All the Ships in the North Atlantic April 14 1912

I am looking for information on the approximate location of all known ships in the North Atlantic when Titanic hit the berg. I understand all the controversies surrounding estimating locations. I am just looking for best estimates. I am NOT interested in information about Lord and the Californian. If anyone has information about the other ships, specifically latitudes, longitudes or approximate miles and cardinal directions from the Titanic, I would greatly appreciate it. If you do not have exact locations, which I imagine don't exist, I would love any estimates and evidence or sources to back them up. Thanks.
 
Liza, this is a rather complicated question and frankly, not a very productive one. Quite simply, no ship was in a position to render useful assistance to Titanic, with the exception of Californian. Even in her case, she could have done little, even working on a "best case scenario".

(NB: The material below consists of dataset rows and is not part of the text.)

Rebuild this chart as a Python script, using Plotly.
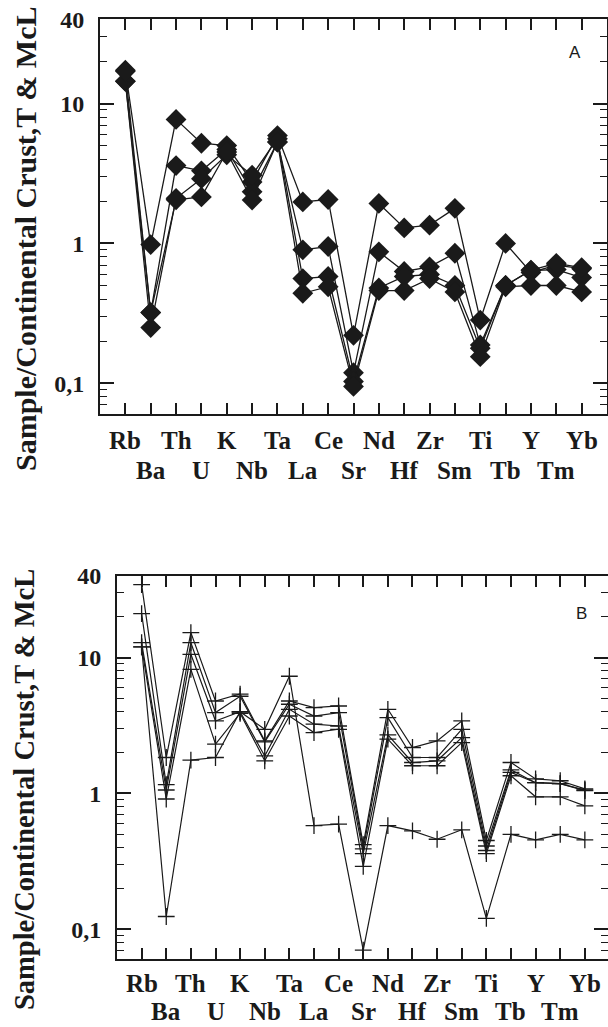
import numpy as np
import plotly.graph_objects as go

# ---------------- data ----------------
elements = ["Rb", "Ba", "Th", "U", "K", "Nb", "Ta", "La", "Ce", "Sr",
            "Nd", "Hf", "Zr", "Sm", "Ti", "Tb", "Y", "Tm", "Yb"]

# Panel A (diamonds)
a1 = [17.3, 0.98, 7.7, 5.2, 5.0, 2.75, 5.9, 1.98, 2.06, 0.22, 1.93, 1.29, 1.35, 1.78, 0.283, 1.00, 0.62, 0.70, 0.66]
a2 = [14.4, 0.32, 3.6, 3.3, 4.7, 2.34, 5.3, 0.90, 0.95, 0.119, 0.87, 0.63, 0.68, 0.85, 0.188, 0.50, 0.64, 0.65, 0.57]
a3 = [14.4, 0.25, 2.1, 2.9, 4.3, 3.07, 5.6, 0.56, 0.58, 0.103, 0.48, 0.58, 0.60, 0.50, 0.178, 0.50, 0.645, 0.72, 0.67]
a4 = [17.0, 0.32, 2.05, 2.15, 4.5, 2.04, 5.3, 0.44, 0.49, 0.095, 0.46, 0.46, 0.56, 0.45, 0.155, 0.49, 0.50, 0.50, 0.45]
series_a = [a1, a2, a3, a4]

# Panel B (crosses)
b1 = [34.6, 1.84, 15.3, 4.8, 5.4, 2.44, 4.8, 4.29, 4.41, 0.42, 4.17, 2.18, 2.44, 3.42, 0.45, 1.69, 1.28, 1.24, 1.08]
b2 = [21.1, 1.16, 12.9, 3.94, 5.2, 2.40, 4.54, 3.72, 3.94, 0.39, 3.62, 1.84, 1.84, 2.97, 0.41, 1.49, 1.20, 1.18, 1.06]
b3 = [12.9, 1.06, 10.6, 3.42, 4.0, 1.89, 4.17, 3.24, 3.14, 0.36, 2.70, 1.69, 1.74, 2.58, 0.38, 1.43, 1.20, 1.18, 1.05]
b4 = [12.0, 0.91, 8.2, 2.31, 3.9, 1.74, 3.72, 2.81, 2.97, 0.29, 2.51, 1.60, 1.60, 2.37, 0.36, 1.35, 0.945, 0.945, 0.81]
b5 = [12.0, 0.124, 1.76, 1.84, 4.0, 2.97, 7.3, 0.58, 0.595, 0.07, 0.58, 0.53, 0.46, 0.54, 0.12, 0.50, 0.455, 0.50, 0.455]
series_b = [b1, b2, b3, b4, b5]

ytick_vals = [0.1, 1, 10, 40]
ytick_text = ["0,1", "1", "10", "40"]
ytitle = "Sample/Continental Crust,T & McL"
panel_labels = ["A", "B"]

# ---------------- layout geometry ----------------
W, H = 608, 1027
def py(y):
    return (H - y) / H
def px(x):
    return min(x / W, 1.0)

minor_vals = [m * 10.0 ** e for e in (-2, -1, 0, 1) for m in range(2, 10)]
minor_vals = [v for v in minor_vals if 0.06 <= v < 40]

serif = "Liberation Serif"
ink = "#1a1a1a"

fig = go.Figure()

for s in series_a:
    fig.add_trace(go.Scatter(
        x=elements, y=s, mode="lines+markers", xaxis="x", yaxis="y",
        line=dict(color=ink, width=1.3),
        marker=dict(symbol="diamond", size=16, color=ink),
        showlegend=False, cliponaxis=False))

for s in series_b:
    fig.add_trace(go.Scatter(
        x=elements, y=s, mode="lines+markers", xaxis="x2", yaxis="y2",
        line=dict(color=ink, width=1.2),
        marker=dict(symbol="cross-thin", size=12, line=dict(color=ink, width=1.3)),
        showlegend=False, cliponaxis=False))

def xaxis_cfg(domain, anchor, rng):
    return dict(
        domain=domain, anchor=anchor, type="category",
        categoryorder="array", categoryarray=elements,
        range=rng, showticklabels=False,
        ticks="inside", ticklen=11, tickwidth=1.5, tickcolor=ink,
        showline=True, linecolor=ink, linewidth=2, mirror="allticks",
        showgrid=False, zeroline=False, automargin=False)

def yaxis_cfg(domain, anchor):
    return dict(
        domain=domain, anchor=anchor, type="log",
        range=[np.log10(0.06), np.log10(40)],
        tickmode="array", tickvals=ytick_vals, ticktext=ytick_text,
        ticks="inside", ticklen=14, tickwidth=1.5, tickcolor=ink,
        minor=dict(tickmode="array", tickvals=minor_vals, ticks="inside",
                   ticklen=7, tickwidth=1.3, tickcolor=ink, showgrid=False),
        ticklabelstandoff=9,
        tickfont=dict(family=serif, size=24, color=ink, weight="bold"),
        showline=True, linecolor=ink, linewidth=2, mirror="allticks",
        showgrid=False, zeroline=False, automargin=False)

fig.update_layout(
    xaxis=xaxis_cfg([px(100), px(607)], "y", [-1, 19]),
    yaxis=yaxis_cfg([py(414.3), py(19.3)], "x"),
    xaxis2=xaxis_cfg([px(117), 1.0], "y2", [-1.0, 18.94]),
    yaxis2=yaxis_cfg([py(959.3), py(576)], "x2"),
)

annotations = []
# x tick labels in two staggered rows
rows = {"A": (440, 471), "B": (983, 1011)}
for xa, key in (("x", "A"), ("x2", "B")):
    r1, r2 = rows[key]
    for i, el in enumerate(elements):
        yy = r1 if i % 2 == 0 else r2
        annotations.append(dict(
            x=el, y=py(yy), xref=xa, yref="paper", text=el, showarrow=False,
            xanchor="center", yanchor="middle",
            font=dict(family=serif, size=25, color=ink, weight="bold")))

# y-axis titles
for yc, fs in ((239, 30), (790, 28.5)):
    annotations.append(dict(
        x=px(25), y=py(yc), xref="paper", yref="paper", text=ytitle,
        textangle=-90, showarrow=False, xanchor="center", yanchor="middle",
        font=dict(family=serif, size=fs, color=ink, weight="bold")))

# panel letters
for lab, (lx, ly) in zip(panel_labels, ((575, 52), (581, 613))):
    annotations.append(dict(
        x=px(lx), y=py(ly), xref="paper", yref="paper", text=lab,
        showarrow=False, xanchor="center", yanchor="middle",
        font=dict(family="Liberation Sans", size=17, color=ink)))

fig.update_layout(
    width=W, height=H, margin=dict(l=0, r=0, t=0, b=0),
    paper_bgcolor="white", plot_bgcolor="white",
    annotations=annotations, showlegend=False)

fig.write_html("out.html", config={"displayModeBar": False},
               post_script="document.body.style.margin='0px';document.body.style.overflow='hidden';")
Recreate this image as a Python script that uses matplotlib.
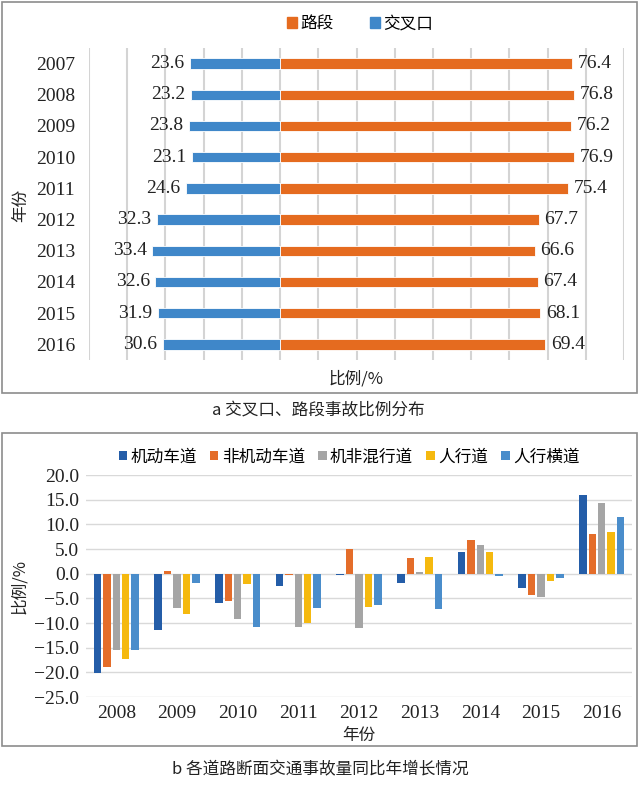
import matplotlib
matplotlib.use("Agg")
import matplotlib.pyplot as plt
import numpy as np
from matplotlib.patches import Rectangle

CJK = ["Noto Sans CJK SC", "DejaVu Sans"]
SERIF = "Liberation Serif"

# ---- data: chart a ----
years_a = ["2007", "2008", "2009", "2010", "2011", "2012", "2013", "2014", "2015", "2016"]
road_seg = [76.4, 76.8, 76.2, 76.9, 75.4, 67.7, 66.6, 67.4, 68.1, 69.4]
intersection = [23.6, 23.2, 23.8, 23.1, 24.6, 32.3, 33.4, 32.6, 31.9, 30.6]
name_seg = "路段"
name_int = "交叉口"

# ---- data: chart b ----
years_b = ["2008", "2009", "2010", "2011", "2012", "2013", "2014", "2015", "2016"]
series_names = ["机动车道", "非机动车道", "机非混行道", "人行道", "人行横道"]
motor = [-20.1, -11.4, -5.9, -2.5, -0.2, -1.8, 4.3, -3.0, 15.9]
nonmotor = [-18.9, 0.5, -5.5, -0.3, 5.1, 3.2, 6.8, -4.3, 8.1]
mixed = [-15.5, -7.0, -9.1, -10.8, -11.1, 0.3, 5.9, -4.7, 14.3]
sidewalk = [-17.3, -8.1, -2.1, -9.9, -6.7, 3.3, 4.3, -1.4, 8.5]
crosswalk = [-15.5, -1.9, -10.8, -6.9, -6.4, -7.2, -0.4, -0.9, 11.4]
yticks_b = [20, 15, 10, 5, 0, -5, -10, -15, -20, -25]

W, H = 640, 785
fig = plt.figure(figsize=(W / 100, H / 100), dpi=100)

def fx(x):
    return x / W

def fy(y):
    return 1 - y / H

# frames
for (x0, y0, x1, y1) in [(2, 2, 637, 393), (2, 433, 637, 746)]:
    fig.patches.append(Rectangle((fx(x0), fy(y1)), fx(x1 - x0), (y1 - y0) / H,
                                 transform=fig.transFigure, fill=False,
                                 edgecolor="#8c8c8c", linewidth=1.2))

# ---------- chart a ----------
c_seg = "#E56B1F"
c_int = "#3F87C9"
ax1 = fig.add_axes([fx(89), fy(360), fx(624 - 89), (360 - 48) / H])
pos = np.arange(len(years_a))
ax1.barh(pos, road_seg, height=0.33, color=c_seg, edgecolor="white", linewidth=0.6, zorder=3)
ax1.barh(pos, [-v for v in intersection], height=0.33, color=c_int, edgecolor="white", linewidth=0.6, zorder=3)
for p, v in zip(pos, road_seg):
    ax1.text(v + 1.5, p, f"{v:.1f}", ha="left", va="center", fontsize=14, family=SERIF, color="#222222")
for p, v in zip(pos, intersection):
    ax1.text(-v - 1.5, p, f"{v:.1f}", ha="right", va="center", fontsize=14, family=SERIF, color="#222222")
ax1.set_xlim(-50, 90)
ax1.set_ylim(len(years_a) - 0.5, -0.5)
ax1.set_xticks(np.arange(-50, 91, 10))
ax1.set_xticklabels([])
ax1.set_yticks(pos)
ax1.set_yticklabels(years_a, family=SERIF, fontsize=14, color="#222222")
ax1.tick_params(axis="both", length=0)
ax1.tick_params(axis="y", pad=10)
ax1.grid(axis="x", color="#d4d4d4", linewidth=1.5, zorder=0)
for s in ax1.spines.values():
    s.set_visible(False)
ax1.set_xlabel("比例/%", family=CJK, fontsize=12, labelpad=4, color="#222222")
fig.text(fx(21), fy(205), "年份", rotation=90, ha="center", va="center", family=CJK, fontsize=12, color="#222222")
# legend a
h_seg = plt.Rectangle((0, 0), 1, 1, color=c_seg)
h_int = plt.Rectangle((0, 0), 1, 1, color=c_int)
fig.legend([h_seg, h_int], [name_seg, name_int], loc="center", bbox_to_anchor=(fx(360), fy(24)),
           ncol=2, frameon=False, prop={"family": CJK, "size": 12}, handlelength=0.6,
           handleheight=0.6, handletextpad=0.2, columnspacing=2.2)

fig.text(fx(318), fy(411), "a 交叉口、路段事故比例分布", ha="center", va="center",
         family=CJK, fontsize=12, color="#222222")

# ---------- chart b ----------
colors_b = ["#245DA8", "#E46D2A", "#A5A5A5", "#F5B90F", "#4A8DCB"]
ax2 = fig.add_axes([fx(86), fy(697), fx(632 - 86), (697 - 475) / H])
xb = np.arange(len(years_b))
all_series = [motor, nonmotor, mixed, sidewalk, crosswalk]
pitch = 0.155
bw = 0.122
for i, (vals, col, nm) in enumerate(zip(all_series, colors_b, series_names)):
    ax2.bar(xb + (i - 2) * pitch, vals, width=bw, color=col, label=nm, zorder=3)
ax2.set_xlim(-0.5, len(years_b) - 0.5)
ax2.set_ylim(-25, 20)
ax2.set_yticks(yticks_b)
ax2.set_yticklabels([f"{v:.1f}".replace("-", "\u2212") for v in yticks_b], family=SERIF, fontsize=14, color="#222222")
ax2.set_xticks(xb)
ax2.set_xticklabels(years_b, family=SERIF, fontsize=14, color="#222222")
ax2.tick_params(axis="both", length=0)
ax2.tick_params(axis="y", pad=5)
ax2.tick_params(axis="x", pad=6)
ax2.grid(axis="y", color="#d9d9d9", linewidth=1.0, zorder=0)
for s in ax2.spines.values():
    s.set_visible(False)
ax2.set_xlabel("年份", family=CJK, fontsize=12, labelpad=3, color="#222222")
fig.text(fx(20), fy(587), "比例/%", rotation=90, ha="center", va="center", family=CJK, fontsize=12, color="#222222")
fig.legend(*ax2.get_legend_handles_labels(), loc="center", bbox_to_anchor=(fx(349), fy(457)),
           ncol=5, frameon=False, prop={"family": CJK, "size": 12}, handlelength=0.5,
           handleheight=0.5, handletextpad=0.2, columnspacing=0.8)

fig.text(fx(320), fy(770), "b 各道路断面交通事故量同比年增长情况", ha="center", va="center",
         family=CJK, fontsize=12, color="#222222")

fig.savefig("out.png", dpi=100)
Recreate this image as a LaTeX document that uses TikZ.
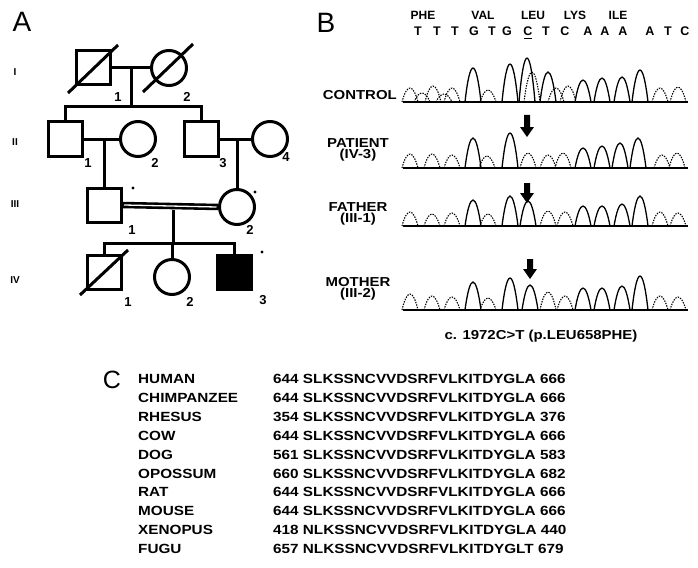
\documentclass[tikz,border=0pt]{standalone}
\usepackage{fontspec}
\setmainfont{Liberation Sans}
\newfontfamily\labf[FakeStretch=1.15]{Liberation Sans}
\begin{document}
\begin{tikzpicture}[x=1pt,y=-1pt,
  pline/.style={line width=3pt},
  sq/.style={draw,line width=3pt,minimum size=34pt,inner sep=0pt},
  circ/.style={circle,draw,line width=3pt,minimum size=35pt,inner sep=0pt},
  num/.style={font=\fontsize{13}{13}\selectfont\bfseries,inner sep=0pt},
  gen/.style={font=\fontsize{10}{10}\selectfont\bfseries,inner sep=0pt},
  panel/.style={font=\fontsize{28}{28}\selectfont,inner sep=0pt},
  lab/.style={font=\labf\fontsize{13}{11.5}\selectfont\bfseries,inner sep=0pt,align=center},
  aa/.style={font=\fontsize{12}{12}\selectfont\bfseries,inner sep=0pt},
  base/.style={font=\fontsize{12.5}{12.5}\selectfont\bfseries,inner sep=0pt},
  cname/.style={font=\labf\fontsize{13.3}{13.3}\selectfont\bfseries,inner sep=0pt,anchor=west},
  pks/.style={line width=1.3pt},
  pkd/.style={line width=1.1pt,dash pattern=on 1.4pt off 1.2pt},
]
\useasboundingbox (0,0) rectangle (698,567);
\newcommand\trace[2]{%
  \foreach \px/\ph/\ps in {#2} {
    \draw[\ps] (\px-8,#1) .. controls (\px-3,#1-1.33*\ph) and (\px+3,#1-1.33*\ph) .. (\px+8,#1);
  }
  \draw[line width=2.5pt] (403,#1) -- (688,#1);
}
\newcommand\darrow[4]{%
  \fill (#1-3,#2) -- (#1+3,#2) -- (#1+3,#3) -- (#1+7,#3) -- (#1,#4) -- (#1-7,#3) -- (#1-3,#3) -- cycle;
}

% ---------- Panel A ----------
\node[panel] (pA) at (22,22) {A};
\node[gen] (gI) at (15,72) {I};
\node[gen] (gII) at (15,142) {II};
\node[gen] (gIII) at (15,204) {III};
\node[gen] (gIV) at (15,280) {IV};

% generation I
\node[sq] (I1) at (93,68) {};
\node[circ] (I2) at (169,68) {};
\draw[pline] (I1.center) ++(-25,25) -- ++(50,-48);
\draw[pline] (I2.center) ++(-26,24) -- ++(50,-48);
\draw[pline] (I1.east) -- (I2.west);
\coordinate (m1) at (131,68);
\coordinate (s1) at (131,107);
\draw[pline] (m1) -- (s1);
\node[num] (lI1) at (118,97) {1};
\node[num] (lI2) at (187,97) {2};

% generation II
\node[sq] (II1) at (65,139) {};
\node[circ] (II2) at (138,139) {};
\node[sq] (II3) at (201,139) {};
\node[circ] (II4) at (270,139) {};
\draw[pline] (II1.north) |- (s1) -| (II3.north);
\draw[pline] (II1.east) -- (II2.west);
\draw[pline] (II3.east) -- (II4.west);
\node[num] (lII1) at (88,163) {1};
\node[num] (lII2) at (155,163) {2};
\node[num] (lII3) at (223,163) {3};
\node[num] (lII4) at (286,157) {4};

% generation III
\node[sq] (III1) at (104,205) {};
\node[circ] (III2) at (237,207) {};
\draw[pline] (III1.north) -- (III1.north |- II1.east);
\draw[pline] (III2.north) -- (III2.north |- II3.east);
\draw[line width=6.5pt] (III1.east) -- (III2.west);
\draw[line width=1.3pt,white] ([xshift=1.5pt]III1.east) -- ([xshift=-1.5pt]III2.west);
\fill (133,188) circle (1.6pt);
\fill (255,192) circle (1.6pt);
\node[num] (lIII1) at (132,230) {1};
\node[num] (lIII2) at (250,230) {2};
\coordinate (m3) at (173,210);
\coordinate (s3) at (173,243);
\draw[pline] (m3) -- (s3);

% generation IV
\node[sq] (IV1) at (104,272) {};
\node[circ] (IV2) at (172,277) {};
\node[sq,fill=black] (IV3) at (234,272) {};
\draw[pline] (IV1.north) |- (s3) -| (IV3.north);
\draw[pline] (IV2.north) -- (IV2.north |- s3);
\draw[pline] (IV1.center) ++(-24,23) -- ++(48,-45);
\fill (262,252) circle (1.6pt);
\node[num] (lIV1) at (128,302) {1};
\node[num] (lIV2) at (190,302) {2};
\node[num] (lIV3) at (263,300) {3};

% ---------- Panel B ----------
\node[panel] (pB) at (326,23) {B};
\node[aa] (aPHE) at (423,15) {PHE};
\node[aa] (aVAL) at (483,15) {VAL};
\node[aa] (aLEU) at (533,15) {LEU};
\node[aa] (aLYS) at (575,15) {LYS};
\node[aa] (aILE) at (618,15) {ILE};
\foreach \bx/\bl [count=\k] in {418/T,437/T,455/T,474/G,492/T,507/G,528/C,546/T,565/C,588/A,605/A,623/A,650/A,668/T,685/C}
  \node[base] (b\k) at (\bx,31) {\bl};
\draw[line width=1pt] (524,39) -- (532,39);

\node[lab,anchor=east] (tC) at (397,95) {CONTROL};
\node[lab] (tP) at (358,150) {PATIENT\\(IV-3)};
\node[lab] (tF) at (358,214) {FATHER\\(III-1)};
\node[lab] (tM) at (358,289) {MOTHER\\(III-2)};

\trace{102}{410/14/pkd,422/9/pkd,433/16/pkd,444/8/pkd,452/14/pkd,473/34/pks,488/12/pkd,510/38/pks,527/44/pks,532/30/pkd,548/30/pks,556/14/pkd,568/16/pkd,583/22/pks,602/24/pks,622/25/pks,640/32/pks,660/14/pkd,678/15/pkd}
\trace{168}{410/14/pkd,432/14/pkd,452/13/pkd,473/30/pks,487/12/pkd,510/35/pks,528/15/pkd,548/13/pkd,563/15/pkd,583/20/pks,602/22/pks,620/25/pks,638/30/pks,662/13/pkd,677/15/pkd}
\trace{226}{410/14/pkd,432/12/pkd,452/13/pkd,473/26/pks,488/12/pkd,510/30/pks,528/25/pks,548/15/pkd,565/14/pkd,583/20/pks,602/20/pks,622/22/pks,640/30/pks,660/14/pkd,678/13/pkd}
\trace{310}{410/16/pkd,432/14/pkd,452/13/pkd,473/28/pks,488/12/pkd,510/32/pks,530/25/pks,548/18/pkd,565/14/pkd,583/22/pks,602/22/pks,622/24/pks,640/34/pks,660/14/pkd,678/13/pkd}

\darrow{527}{115}{127}{137}
\darrow{527}{183}{193}{203}
\darrow{530}{259}{269}{279}

\node[lab] (cap) at (541,336) {c. 1972C>T (p.LEU658PHE)};

% ---------- Panel C ----------
\node[font=\fontsize{25}{25}\selectfont,inner sep=0pt] (pC) at (112,380) {C};
\foreach \nm/\sqn [count=\i from 0] in {
  HUMAN/644 SLKSSNCVVDSRFVLKITDYGLA 666,
  CHIMPANZEE/644 SLKSSNCVVDSRFVLKITDYGLA 666,
  RHESUS/354 SLKSSNCVVDSRFVLKITDYGLA 376,
  COW/644 SLKSSNCVVDSRFVLKITDYGLA 666,
  DOG/561 SLKSSNCVVDSRFVLKITDYGLA 583,
  OPOSSUM/660 SLKSSNCVVDSRFVLKITDYGLA 682,
  RAT/644 SLKSSNCVVDSRFVLKITDYGLA 666,
  MOUSE/644 SLKSSNCVVDSRFVLKITDYGLA 666,
  XENOPUS/418 NLKSSNCVVDSRFVLKITDYGLA 440,
  FUGU/657 NLKSSNCVVDSRFVLKITDYGLT 679}
{
  \node[cname] (n\i) at (138,379+18.9*\i) {\nm};
  \node[cname] (q\i) at (273,379+18.9*\i) {\sqn};
}
\end{tikzpicture}
\end{document}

The chart drawn by Captain Knapp is inaccurate, because it's based on Titanic's incorrect CQD position. All the distances and bearings of the various ships need small corrections. Having done that, we still have the same situation. Nobody could help.

The positions of the ships at the time they heard the CQD were necessarily a little rough. They were based on dead reckoning, which is always subject to errors. On some ships, limited celestial navigation was done and some had no precise fix for many hours, depending on their captains' practice.

I have a couple of positions handy. Mount Temple was in 41.25N, 51.14W, more than 60 miles from Titanic. Captain Rostron placed Carpathia in 41.10N, 49.12W. I've demonstrated elsewhere that this position is incorrect. Carpathia was really about 8 miles further east and about 50 miles from Titanic.

Other ships were much further away. Their approximate positions could be found, but they are academic. To rescue all or most of Titanic's company she would have needed to have a ship the size of Olympic or Mauretania four or five miles astern. It would still have been a dicey affair.

Those who designed and operated Titanic had expected that in the case of accident she would call for help on her radio. She would stay afloat until long after help arrived, as did Republic in 1909. Their luck ran out.
 
Dave,
I appreciate the information, but I'm not looking for it in order to be "useful." I really am hoping instead to show how their positions were not useful, how far they were from the Titanic, not how close. In effect, I'm hoping to draw a map keeping in mind all the flaws and inaccuracies of estimating positions at the time of the collision.
Liza
 
Hmm... I seem to recall in the book Titanic Voices that there is a page which contains a map of all nearby ships to the Titanic, including their distance and heading.
 
Theres a map of the vessels that responded to the CQD calls on my website http://www.paullee.com/titanic/pv.html and theres a discussion
on what ships were traversing the Atlantic at http://www.paullee.com/titanic/northatlanticships.html . I spent ages looking for ships and weather
logs and I couldn't find any for the interesting vessels.

David Gittins is right, as none of those vessels could really have helped. As he points out, if the Ypiranga hadn't been summoned to another CQD wild goose chase she would have been about an hour or two away, and then what...? Knapp's map is wrong though, despite Walter Lord's endorsement of it.
It uses the Trautenfels ice report, and says that the Titanic was on the eastern side of it. That is true, but the Trautenfels map was for earlier on
on the 14th April; by the next morning, the ice field to the north of the Trautenfels had drifted south, blocking the Titanic's route; she was stopped
to the east of this, but the distress location was to the west.
 
When you get down to the brass tacks of the matter, the big limitation was that of technology and in many respects, it still is. For all that the Atlantic was swarming with ships that night, not one was close enough which could have randered anything like useful aide before the Titanic sank. (Not even the Californian!) They just weren't fast enough and they were way out of position.

The Titanic might as well have been on the Moon.